Portable Lifts / Evacuation Chairs

Does anybody have any knowledge about portable chairs for disabled people which have a track on the back on them to take people safely up and down stairs? These people sell and hire such chairs for evacuation purposes, but the proper ones with a track on the back only go down stairs. Which seems a bit daft to me – what if you were in a basemate and needed to evacuate?!

Let me explain… basically, we’ve found a wedding venue which is really amazing and we both love it. But it’s up two flights of stairs and I have elderly relatives who cannot climb that many stairs. One relative is in a wheelchair and there are another couple of guests who don’t use a chair (yet), but would struggle when faced with that many stairs. We asked the venue about disabled access, they had been thinking about building a lift, but they can’t afford it at the moment. As they’re a small company who require a big change to enable proper disabled access, they can sidestep the disability discrimination act. They did say they were perfectly happy to carry wheelchairs up the stairs, but it isn’t very dignified, especially for someone who doesn’t normally require a chair!

In America there’s a company who sell and hire chairs that have an electronic track on the back of the chair, which can then go up or down stairs. If we could get hold of something like that, manual or electronic, it would solve this problem and allow us to have the venue we want. Does anybody have any suggestions???

3 thoughts on “Portable Lifts / Evacuation Chairs

  1. No, but def the most fun evacuation method I have ever heard of was when I worked at a special school for children with very severe CP.
    They had evacuation slides 😀

  2. When I worked somewhere which has such evac chairs we were banned from using them. Unless we had been fully trained we weren’t to risk ourselves because even if there is no heavy lifting we were still deemed as responsible for carrying people… if we’d dropped someone and they’d carried on sliding down the stairs what would have happened? For practical reasons we still had them but we were advised to just get people to refuge areas. My initial thought is that if we were being advised not to use them in emergencies, then as a method of transport they’re even less to be recommended. My logic is as follows:

    The first point with them is that we were advised they are very difficult to use well and you’re still fundamentally bumping or sliding someone up and down stairs which may cause more harm than good.

    The second point has been hinted at already – I’m not convinced they’re designed as stairlift substitute. They’re not as hard wearing and you’ve already said some don’t go up.

    The third point is about dignity. Stair lifts are already something which people don’t always think are dignified. Would getting friends and relatives to physically manhandle you upstairs leave you feeling dignified? I certainly would NOT feel any level of self respect or dignity if I’d had to be carried upstairs.

    My final point is that if the venue doesn’t have resources for getting people with mobility difficulties upstairs, do they have toilets and hygiene facilities upstairs too?

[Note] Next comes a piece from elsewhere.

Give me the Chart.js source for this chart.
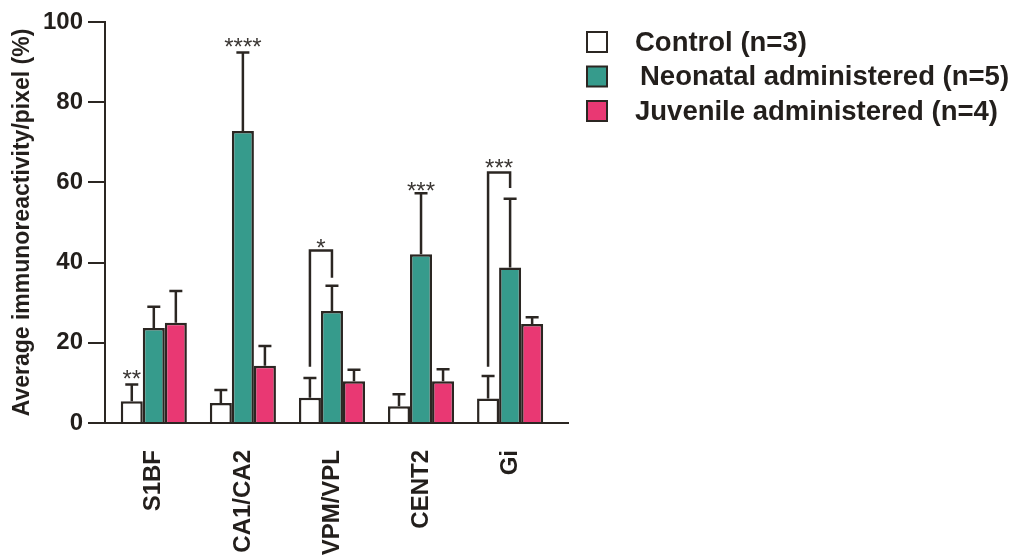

If you have a group of older people present they’ll need to be nipping off every half an hour or so to sort themselves out. If such facilities aren’t in plentiful and accessible that will be a bigger problem than just getting people up and down the stairs.

    I think that if you really want this venue you’d be better off not inviting anyone who can’t cope with the stairs rather than inflict them with the indignity of being carried upstairs. Alternatively you could find a different venue.

  3. I’d go for another venue, otherwise the rellys will think you just didn’t want them at the wedding. (Unless of course that’s true, in which case just brazen it out). Picked a venue for my silver wedding which appeared not to have disabled access – it did, I had checked – rellys who have wheelchair took huff and refused to come because they thought it wasn’t suitable.